So, we meet again, my old friend the Careers Statutory Guidance for schools. It’s been a long journey we’ve been on, you and I. It was way back in 2012 that you first appeared, much slimmer than your current form and with an almost naive belief that your lack of specificity or detail would encourage schools to cope with a new set of responsibilities suddenly thrust upon them.
Since then, year by year, you’ve grown and expanded. In 2013 you talked more about the “responsibilities” of a school
perhaps fearful that schools hadn’t paid much attention to your first appearance.
In 2014, you updated again, this time shaped by Matt Hancock who included much more on the positives of school/employer interaction.
By your 2015 incarnation, you were approaching a level of detail that brought warmer words from the professional bodies. The references to Quality Awards, employer engagement, professional face to face guidance where at least there, if the wording of could/should/must still sparked debate. By now though the continual expansion of the Duty document and the recommendations contained were in danger of designing a roof without worrying about the walls.
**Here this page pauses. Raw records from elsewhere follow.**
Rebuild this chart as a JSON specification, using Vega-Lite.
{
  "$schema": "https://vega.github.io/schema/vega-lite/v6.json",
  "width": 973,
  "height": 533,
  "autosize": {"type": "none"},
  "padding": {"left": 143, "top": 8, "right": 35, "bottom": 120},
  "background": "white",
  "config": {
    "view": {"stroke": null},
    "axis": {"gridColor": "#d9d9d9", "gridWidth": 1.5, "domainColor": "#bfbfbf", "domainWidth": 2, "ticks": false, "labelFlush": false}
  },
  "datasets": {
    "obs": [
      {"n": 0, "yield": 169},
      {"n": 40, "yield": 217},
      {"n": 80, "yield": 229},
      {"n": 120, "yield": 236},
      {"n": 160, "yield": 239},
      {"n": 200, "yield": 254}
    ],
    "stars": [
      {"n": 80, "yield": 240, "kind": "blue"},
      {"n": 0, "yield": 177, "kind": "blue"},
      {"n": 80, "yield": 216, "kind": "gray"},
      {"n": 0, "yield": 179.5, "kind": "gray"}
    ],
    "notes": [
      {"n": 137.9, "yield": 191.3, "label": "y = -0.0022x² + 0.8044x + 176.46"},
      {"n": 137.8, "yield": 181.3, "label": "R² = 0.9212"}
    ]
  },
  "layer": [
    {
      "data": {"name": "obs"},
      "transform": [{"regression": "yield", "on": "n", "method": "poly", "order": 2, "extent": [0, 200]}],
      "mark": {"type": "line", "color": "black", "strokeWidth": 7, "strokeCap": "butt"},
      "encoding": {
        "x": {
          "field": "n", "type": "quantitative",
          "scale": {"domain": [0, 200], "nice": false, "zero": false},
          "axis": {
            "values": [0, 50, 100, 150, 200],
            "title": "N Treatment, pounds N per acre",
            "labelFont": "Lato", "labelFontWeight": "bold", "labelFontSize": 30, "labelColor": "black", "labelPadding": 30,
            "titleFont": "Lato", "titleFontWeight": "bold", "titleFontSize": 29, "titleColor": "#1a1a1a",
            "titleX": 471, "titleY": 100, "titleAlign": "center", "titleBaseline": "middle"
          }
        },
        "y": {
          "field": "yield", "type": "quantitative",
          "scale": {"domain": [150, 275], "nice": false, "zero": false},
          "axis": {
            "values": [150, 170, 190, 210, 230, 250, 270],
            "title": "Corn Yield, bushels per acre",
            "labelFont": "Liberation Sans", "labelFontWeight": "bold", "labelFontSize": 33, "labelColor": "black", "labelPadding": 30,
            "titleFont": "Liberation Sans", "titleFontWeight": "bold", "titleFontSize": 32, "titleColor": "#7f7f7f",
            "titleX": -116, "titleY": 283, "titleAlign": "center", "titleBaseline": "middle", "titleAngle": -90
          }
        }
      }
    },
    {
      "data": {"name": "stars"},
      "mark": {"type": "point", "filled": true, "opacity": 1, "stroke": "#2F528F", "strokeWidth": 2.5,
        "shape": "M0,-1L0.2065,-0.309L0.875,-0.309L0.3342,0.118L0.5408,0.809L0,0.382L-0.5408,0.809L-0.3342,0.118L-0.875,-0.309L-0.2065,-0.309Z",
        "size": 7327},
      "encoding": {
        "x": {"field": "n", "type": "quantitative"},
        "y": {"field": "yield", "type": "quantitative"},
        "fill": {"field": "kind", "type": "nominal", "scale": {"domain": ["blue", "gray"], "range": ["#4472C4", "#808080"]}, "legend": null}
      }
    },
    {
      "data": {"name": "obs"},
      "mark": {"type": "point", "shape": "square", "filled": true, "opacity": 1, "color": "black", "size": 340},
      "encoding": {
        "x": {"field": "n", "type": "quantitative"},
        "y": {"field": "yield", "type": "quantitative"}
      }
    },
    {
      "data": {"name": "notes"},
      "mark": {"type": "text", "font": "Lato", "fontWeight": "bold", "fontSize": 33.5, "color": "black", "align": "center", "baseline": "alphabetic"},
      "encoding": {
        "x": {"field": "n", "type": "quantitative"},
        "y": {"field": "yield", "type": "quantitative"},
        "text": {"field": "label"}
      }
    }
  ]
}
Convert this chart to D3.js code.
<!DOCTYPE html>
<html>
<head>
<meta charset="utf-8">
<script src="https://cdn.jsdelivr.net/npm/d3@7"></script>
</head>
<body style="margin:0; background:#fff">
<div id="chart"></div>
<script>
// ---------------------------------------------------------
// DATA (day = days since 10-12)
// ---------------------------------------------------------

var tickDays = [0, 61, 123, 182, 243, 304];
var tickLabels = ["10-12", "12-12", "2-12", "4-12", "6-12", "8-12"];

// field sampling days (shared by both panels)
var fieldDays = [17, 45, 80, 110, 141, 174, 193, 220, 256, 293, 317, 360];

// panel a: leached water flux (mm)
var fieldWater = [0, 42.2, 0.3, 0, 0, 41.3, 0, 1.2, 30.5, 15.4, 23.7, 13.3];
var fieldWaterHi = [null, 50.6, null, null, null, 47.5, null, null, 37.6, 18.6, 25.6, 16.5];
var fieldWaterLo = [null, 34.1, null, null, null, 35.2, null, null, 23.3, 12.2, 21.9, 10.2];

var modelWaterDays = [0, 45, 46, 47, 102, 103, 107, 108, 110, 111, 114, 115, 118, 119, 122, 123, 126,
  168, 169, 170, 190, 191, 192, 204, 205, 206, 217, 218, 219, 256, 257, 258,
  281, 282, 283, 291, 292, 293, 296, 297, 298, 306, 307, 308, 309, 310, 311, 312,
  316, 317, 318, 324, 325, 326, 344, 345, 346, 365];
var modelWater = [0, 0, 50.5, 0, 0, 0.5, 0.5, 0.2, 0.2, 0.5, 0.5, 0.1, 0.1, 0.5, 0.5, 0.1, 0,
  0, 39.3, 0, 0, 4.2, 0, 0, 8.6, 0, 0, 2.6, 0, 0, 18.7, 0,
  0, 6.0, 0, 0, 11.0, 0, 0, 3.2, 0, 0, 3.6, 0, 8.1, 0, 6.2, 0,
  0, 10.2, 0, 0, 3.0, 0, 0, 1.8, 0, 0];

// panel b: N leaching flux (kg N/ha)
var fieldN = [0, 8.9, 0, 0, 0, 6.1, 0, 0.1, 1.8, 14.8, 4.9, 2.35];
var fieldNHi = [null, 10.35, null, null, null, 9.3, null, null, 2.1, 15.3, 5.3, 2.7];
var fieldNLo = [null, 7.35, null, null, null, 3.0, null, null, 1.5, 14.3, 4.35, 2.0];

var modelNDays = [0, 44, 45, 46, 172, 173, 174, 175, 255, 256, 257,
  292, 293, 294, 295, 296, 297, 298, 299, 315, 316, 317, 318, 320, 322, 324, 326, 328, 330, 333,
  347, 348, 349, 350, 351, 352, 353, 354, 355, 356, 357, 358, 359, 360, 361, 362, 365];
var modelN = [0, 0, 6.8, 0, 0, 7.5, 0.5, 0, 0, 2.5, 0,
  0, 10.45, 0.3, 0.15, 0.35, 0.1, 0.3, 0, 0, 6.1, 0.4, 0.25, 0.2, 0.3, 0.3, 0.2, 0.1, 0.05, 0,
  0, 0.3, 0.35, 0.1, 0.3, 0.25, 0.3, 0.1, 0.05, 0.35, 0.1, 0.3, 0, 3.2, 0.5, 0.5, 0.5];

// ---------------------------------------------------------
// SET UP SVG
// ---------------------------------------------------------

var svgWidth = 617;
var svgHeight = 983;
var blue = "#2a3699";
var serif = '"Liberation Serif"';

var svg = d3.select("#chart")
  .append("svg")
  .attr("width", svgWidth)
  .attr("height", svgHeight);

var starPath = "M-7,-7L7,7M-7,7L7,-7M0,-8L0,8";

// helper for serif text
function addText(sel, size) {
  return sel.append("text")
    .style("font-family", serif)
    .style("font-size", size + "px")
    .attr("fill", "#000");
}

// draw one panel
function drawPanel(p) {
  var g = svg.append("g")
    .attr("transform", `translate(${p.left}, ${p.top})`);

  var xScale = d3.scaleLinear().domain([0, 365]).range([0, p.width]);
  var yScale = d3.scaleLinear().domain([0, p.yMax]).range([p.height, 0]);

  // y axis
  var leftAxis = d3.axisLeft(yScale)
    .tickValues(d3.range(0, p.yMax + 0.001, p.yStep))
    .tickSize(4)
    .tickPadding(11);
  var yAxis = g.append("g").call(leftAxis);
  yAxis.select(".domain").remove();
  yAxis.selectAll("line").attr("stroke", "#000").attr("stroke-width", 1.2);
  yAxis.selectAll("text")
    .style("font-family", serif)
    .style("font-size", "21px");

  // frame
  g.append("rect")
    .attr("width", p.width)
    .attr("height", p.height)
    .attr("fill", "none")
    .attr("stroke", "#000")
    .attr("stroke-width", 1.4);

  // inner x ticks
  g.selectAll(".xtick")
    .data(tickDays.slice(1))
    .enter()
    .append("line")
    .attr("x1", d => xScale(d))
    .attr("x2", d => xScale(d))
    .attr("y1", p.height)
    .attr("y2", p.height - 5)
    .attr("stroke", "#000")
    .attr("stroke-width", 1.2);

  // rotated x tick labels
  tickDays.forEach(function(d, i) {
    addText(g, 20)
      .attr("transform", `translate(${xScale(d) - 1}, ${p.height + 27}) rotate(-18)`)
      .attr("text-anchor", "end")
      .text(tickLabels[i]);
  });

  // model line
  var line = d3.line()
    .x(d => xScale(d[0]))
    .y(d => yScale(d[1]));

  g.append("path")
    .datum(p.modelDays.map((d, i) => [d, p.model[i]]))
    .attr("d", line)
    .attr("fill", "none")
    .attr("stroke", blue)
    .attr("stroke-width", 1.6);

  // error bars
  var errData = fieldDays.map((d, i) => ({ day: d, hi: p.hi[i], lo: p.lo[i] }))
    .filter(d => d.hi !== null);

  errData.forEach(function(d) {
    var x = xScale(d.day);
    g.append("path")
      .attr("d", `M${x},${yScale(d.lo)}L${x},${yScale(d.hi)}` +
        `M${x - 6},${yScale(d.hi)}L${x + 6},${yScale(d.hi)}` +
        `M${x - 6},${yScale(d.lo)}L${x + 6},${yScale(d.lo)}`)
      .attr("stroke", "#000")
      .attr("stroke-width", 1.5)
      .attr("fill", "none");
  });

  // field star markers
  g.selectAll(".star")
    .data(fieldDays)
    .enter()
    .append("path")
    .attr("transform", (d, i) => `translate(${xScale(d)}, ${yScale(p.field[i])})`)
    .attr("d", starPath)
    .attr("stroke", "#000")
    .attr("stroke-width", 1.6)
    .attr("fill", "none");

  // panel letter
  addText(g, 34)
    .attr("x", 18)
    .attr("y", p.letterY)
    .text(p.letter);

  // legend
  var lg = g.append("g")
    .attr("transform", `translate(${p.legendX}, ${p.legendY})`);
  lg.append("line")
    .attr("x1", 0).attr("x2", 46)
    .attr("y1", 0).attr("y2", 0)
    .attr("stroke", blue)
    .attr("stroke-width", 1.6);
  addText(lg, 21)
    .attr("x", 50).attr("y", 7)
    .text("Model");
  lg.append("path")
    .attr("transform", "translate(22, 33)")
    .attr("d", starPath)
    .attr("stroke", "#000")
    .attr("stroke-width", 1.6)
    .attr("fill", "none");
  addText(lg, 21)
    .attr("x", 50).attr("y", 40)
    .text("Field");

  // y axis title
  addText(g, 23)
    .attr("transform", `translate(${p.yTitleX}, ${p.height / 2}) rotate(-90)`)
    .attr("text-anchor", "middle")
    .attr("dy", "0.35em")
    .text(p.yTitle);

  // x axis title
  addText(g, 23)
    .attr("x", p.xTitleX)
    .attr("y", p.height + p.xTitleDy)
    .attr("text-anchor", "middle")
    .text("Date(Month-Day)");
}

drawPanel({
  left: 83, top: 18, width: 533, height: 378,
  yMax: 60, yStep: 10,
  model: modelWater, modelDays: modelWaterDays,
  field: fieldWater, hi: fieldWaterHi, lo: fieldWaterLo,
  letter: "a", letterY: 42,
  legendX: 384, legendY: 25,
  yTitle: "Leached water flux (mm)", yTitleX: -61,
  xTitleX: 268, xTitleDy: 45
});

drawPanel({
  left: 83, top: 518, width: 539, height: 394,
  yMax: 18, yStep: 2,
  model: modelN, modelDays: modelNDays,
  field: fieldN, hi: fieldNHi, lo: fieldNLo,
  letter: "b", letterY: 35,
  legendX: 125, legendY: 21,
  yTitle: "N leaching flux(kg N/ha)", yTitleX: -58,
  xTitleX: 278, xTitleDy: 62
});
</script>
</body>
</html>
And so we reach your latest edition, “Careers Guidance and access for education and training providers January 2018” which is your most comprehensive to date. I understand that you can’t really help this bloat, since your inception the landscape around you has grown and you have to acknowledge this. You have to reference:
- Careers & Enterprise Company
- The recent Careers Strategy
- The Baker Clause
- What Ofsted will inspect
- The Gatbsy benchmarks
- Local Enterprise Partnerships
and all of the things still to come
I want to commend you on much of your content, you’re full of recommendations and suggestions that Careers professionals working in schools would heartily agreed with. Of course Careers Leaders (to use your terminology) would want to include providers of all routes in their careers work, track and monitor the destinations of students, challenge work stereotypes, engage with employers, contract personal providers, consider and plan for the skills needs of the local labour market and work with all relevant stakeholders for the good of all pupils. The detail is there on how to achieve these things, the resources to use, the steps to take, the clarity provided by the Gatbsy benchmarks is wholly helpful.
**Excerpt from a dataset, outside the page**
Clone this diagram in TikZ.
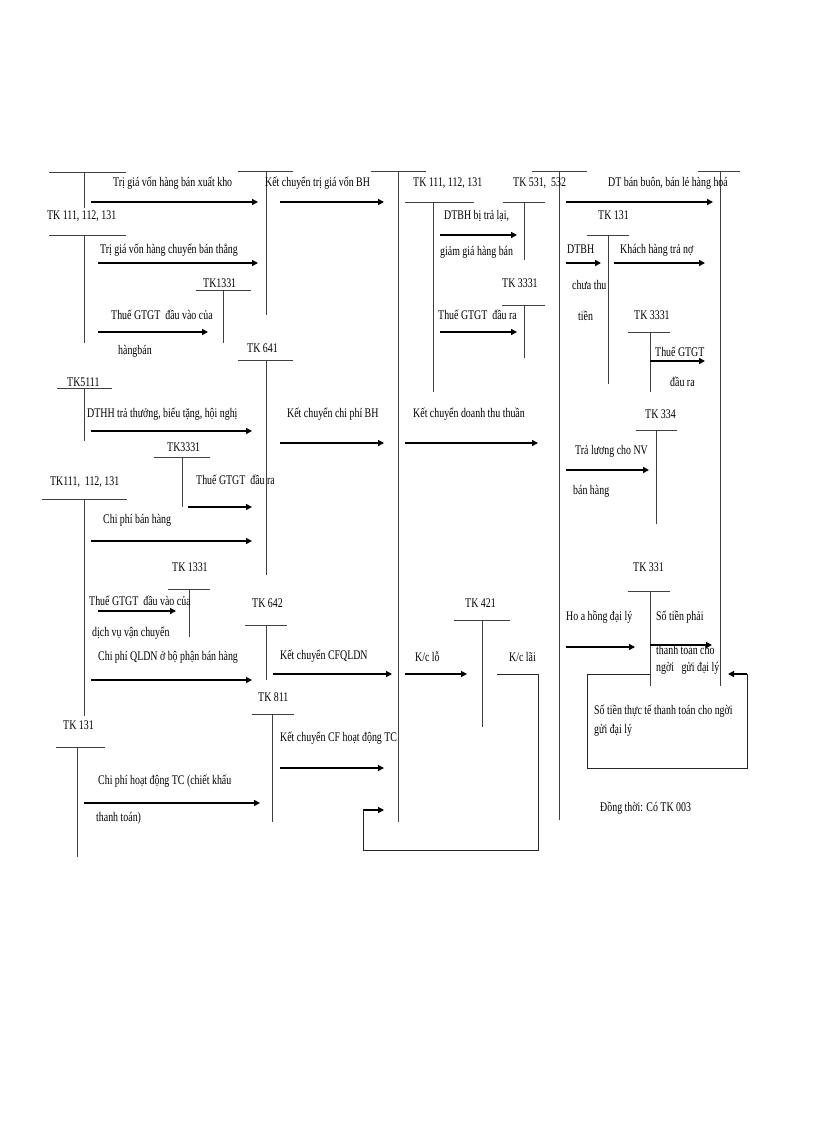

You outline the “why” we want to achieve these things in a way that, again, would be music to a Careers professionals’ ears
good careers guidance connects learning to the future. It motivates young people by giving them a clearer idea of the routes to jobs and careers that they will find engaging and rewarding. Good careers guidance widens pupils’ horizons, challenges stereotypes and raises aspirations. It provides pupils with the knowledge and skills necessary to make successful transitions to the next stage of their life.
But here, I’m afraid, the praise and welcoming tone of my letter to you must end for you hope to achieve so much, yet offer so little. Much like your Careers Strategy step-father, your ambition outstretches your reach. Money, it seems, is not worthy of a mention.
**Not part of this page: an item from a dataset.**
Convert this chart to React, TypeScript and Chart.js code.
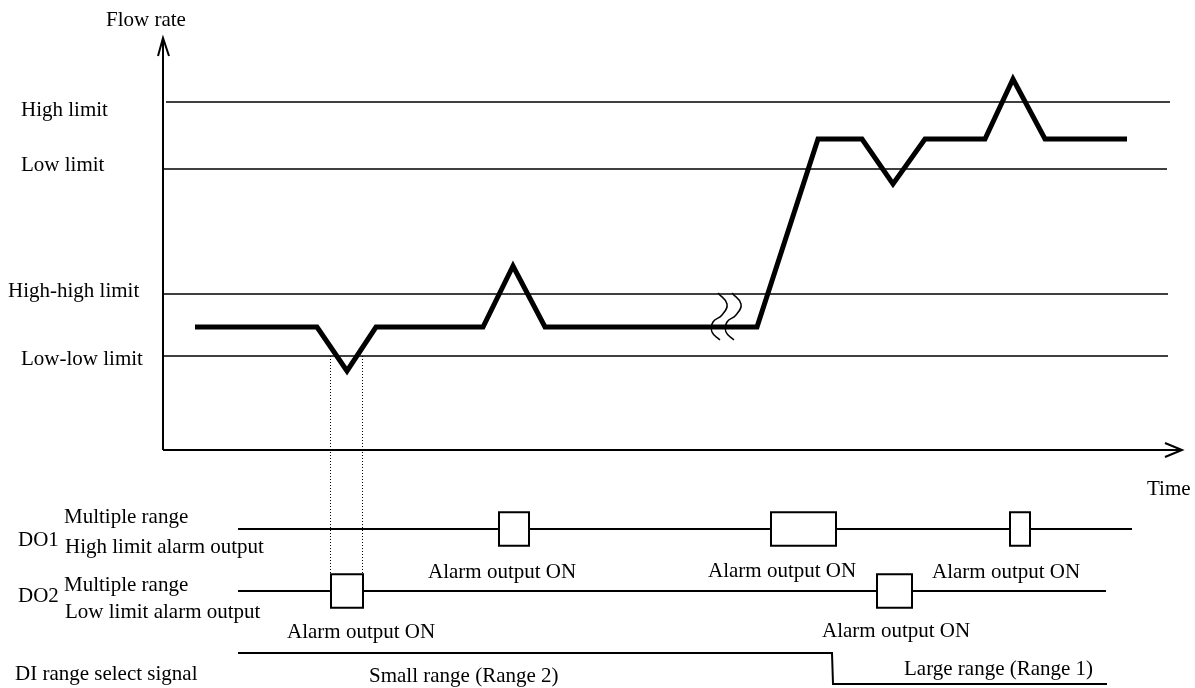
import { useEffect, useRef } from "react";
import { Chart, registerables } from "chart.js";

Chart.register(...registerables);

// ---- scale ranges (time / flow-rate / signal level) ----
const TIME_MIN = -163;
const TIME_MAX = 1032;
const FLOW_MIN = -238;
const FLOW_MAX = 450;
const SIG_MIN = -0.129;
const SIG_MAX = 22.065;

// ---- flow-rate trace ----
const flowTime = [32, 154, 184, 213, 320, 350, 382, 594, 655, 699, 730, 762, 822, 850, 882, 964];
const flowValue = [123, 123, 79, 123, 123, 184, 123, 123, 311, 311, 266, 311, 311, 371, 311, 311];

// ---- limit lines ----
const limitNames = ["High limit", "Low limit", "High-high limit", "Low-low limit"];
const limitValues = [348, 281, 156, 94];
const limitStart = [3, 0, 0, 0];
const limitEnd = [1007, 1004, 1005, 1005];
const limitLabelTime = [-142, -142, -155, -142];
const limitLabelFlow = [334, 279, 153, 85];

// ---- axes ----
const yAxisTop = 412;
const xAxisEnd = 1019;
const yArrowTime = [-5, 0, 6];
const yArrowFlow = [394, 412, 394];
const xArrowTime = [1002, 1019, 1002];
const xArrowFlow = [7, 0, -7];

// ---- break mark (≀≀) ----
const breakTime1 = [555, 564, 559, 550, 549, 557];
const breakTime2 = [569, 578, 573, 564, 563, 571];
const breakFlow = [157, 146, 135, 128, 118, 110];

// ---- digital outputs / input ----
const do1Level = 5;
const do1Span = [75, 969];
const do1Boxes = [[336, 366], [608, 673], [847, 867]];
const do2Level = 3;
const do2Span = [75, 943];
const do2Boxes = [[168, 200], [714, 749]];
const boxHalf = 0.54;
const diTime = [75, 669, 670, 944];
const diLevel = [1, 1, 0, 0];

// dotted connectors (low-low crossing -> DO2 box)
const dottedTimes = [167, 199];

// ---- text labels ----
const upperTexts = ["Flow rate", ...limitNames, "Time"];
const upperTimes = [-57, ...limitLabelTime, 984];
const upperFlows = [424, ...limitLabelFlow, -45];

const lowerTexts = [
  "Multiple range", "DO1", "High limit alarm output",
  "Multiple range", "DO2", "Low limit alarm output",
  "DI range select signal",
  "Alarm output ON", "Alarm output ON", "Alarm output ON",
  "Alarm output ON", "Alarm output ON",
  "Small range (Range 2)", "Large range (Range 1)",
];
const lowerTimes = [-99, -145, -98, -99, -145, -98, -148, 265, 545, 769, 124, 659, 206, 741];
const lowerLevels = [5.19, 4.45, 4.23, 3.0, 2.65, 2.13, 0.13, 3.42, 3.45, 3.42, 1.48, 1.52, 0.06, 0.29];

const FONT = '21px "Liberation Serif", "Times New Roman", serif';

function pts(xs: number[], ys: number[]) {
  return xs.map((x, i) => ({ x, y: ys[i] }));
}

function signalPoints(span: number[], level: number, boxes: number[][]) {
  const out: { x: number; y: number | null }[] = [{ x: span[0], y: level }];
  for (const [a, b] of boxes) {
    out.push(
      { x: a, y: level },
      { x: a, y: level + boxHalf },
      { x: b, y: level + boxHalf },
      { x: b, y: level - boxHalf },
      { x: a, y: level - boxHalf },
      { x: a, y: level },
      { x: (a + b) / 2, y: null },
      { x: b, y: level }
    );
  }
  out.push({ x: span[1], y: level });
  return out;
}

function lineDs(data: any[], width: number, axis = "y", extra: any = {}) {
  return {
    type: "line",
    data,
    yAxisID: axis,
    borderColor: "#000",
    backgroundColor: "#000",
    borderWidth: width,
    pointRadius: 0,
    fill: false,
    tension: 0,
    spanGaps: false,
    borderJoinStyle: "miter",
    borderCapStyle: "butt",
    ...extra,
  };
}

const textPlugin = {
  id: "diagramText",
  afterDatasetsDraw(chart: any) {
    const { ctx, scales } = chart;
    const xs = scales.x;
    const ys = scales.y;
    const ss = scales.sig;
    ctx.save();
    // dotted connectors
    ctx.strokeStyle = "#000";
    ctx.lineWidth = 1;
    ctx.setLineDash([1, 2]);
    for (const t of dottedTimes) {
      const px = Math.round(xs.getPixelForValue(t)) + 0.5;
      ctx.beginPath();
      ctx.moveTo(px, ys.getPixelForValue(limitValues[3]));
      ctx.lineTo(px, ss.getPixelForValue(do2Level + boxHalf));
      ctx.stroke();
    }
    ctx.setLineDash([]);
    // texts
    ctx.fillStyle = "#000";
    ctx.font = FONT;
    ctx.textAlign = "left";
    ctx.textBaseline = "alphabetic";
    upperTexts.forEach((t, i) => {
      ctx.fillText(t, xs.getPixelForValue(upperTimes[i]), ys.getPixelForValue(upperFlows[i]));
    });
    lowerTexts.forEach((t, i) => {
      ctx.fillText(t, xs.getPixelForValue(lowerTimes[i]), ss.getPixelForValue(lowerLevels[i]));
    });
    ctx.restore();
  },
};

export default function App() {
  const ref = useRef<HTMLCanvasElement>(null);
  useEffect(() => {
    document.body.style.margin = "0";
    const datasets: any[] = [];
    // axes
    datasets.push(lineDs([{ x: 0, y: 0 }, { x: 0, y: yAxisTop }], 2));
    datasets.push(lineDs([{ x: 0, y: 0 }, { x: xAxisEnd, y: 0 }], 2));
    datasets.push(lineDs(pts(yArrowTime, yArrowFlow), 2));
    datasets.push(lineDs(pts(xArrowTime, xArrowFlow), 2));
    // limits
    limitValues.forEach((v, i) => {
      datasets.push(lineDs([{ x: limitStart[i], y: v }, { x: limitEnd[i], y: v }], 1.5));
    });
    // flow trace
    datasets.push(lineDs(pts(flowTime, flowValue), 5));
    // break mark
    datasets.push(lineDs(pts(breakTime1, breakFlow), 1.5, "y", { tension: 0.45 }));
    datasets.push(lineDs(pts(breakTime2, breakFlow), 1.5, "y", { tension: 0.45 }));
    // signals
    datasets.push(lineDs(signalPoints(do1Span, do1Level, do1Boxes), 2, "sig"));
    datasets.push(lineDs(signalPoints(do2Span, do2Level, do2Boxes), 2, "sig"));
    datasets.push(lineDs(pts(diTime, diLevel), 2, "sig"));

    const chart = new Chart(ref.current as HTMLCanvasElement, {
      type: "line",
      data: { datasets },
      options: {
        animation: false,
        responsive: false,
        events: [],
        layout: { padding: 0, autoPadding: false },
        plugins: { legend: { display: false }, tooltip: { enabled: false } },
        scales: {
          x: { type: "linear", min: TIME_MIN, max: TIME_MAX, display: false },
          y: { type: "linear", min: FLOW_MIN, max: FLOW_MAX, display: false },
          sig: { type: "linear", min: SIG_MIN, max: SIG_MAX, display: false, position: "left" },
        },
      } as any,
      plugins: [textPlugin],
    } as any);
    return () => chart.destroy();
  }, []);
  return <canvas ref={ref} width={1195} height={688} style={{ display: "block" }} />;
}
To satisfy your requirements now, schools will need to fund
- a salary at a level to entice a capable Careers Leader
- funding for L6 IAG training for the Careers Leader (or) a contract with a L6 qualified provider
- funding for work experience
- funding for coach trips to events such as the Skills Show, employer visits or visits to other providers such as Universities
- a budget to cover the costs of events in school
- admin support for this post
And, because of the need from September 2018 to publish their Careers plan, schools will have to think carefully about the provision they publicly commit to and the funding this will require from future budgets. And this omission is not for the lack of numbers. We know that Gatbsy & PWC did the work in great detail.
You’ve just chosen to ignore it and hope that, somehow, schools will just deal with these new costs every year.
I’m sure that we’ll meet again soon, you already mention a September 2018 update, in the meantime I hope that you acknowledge, at least, that quality outcomes do not just come from standards papers. Investment begets performance and that the level of quality provision you outline does require, I’m afraid, investment.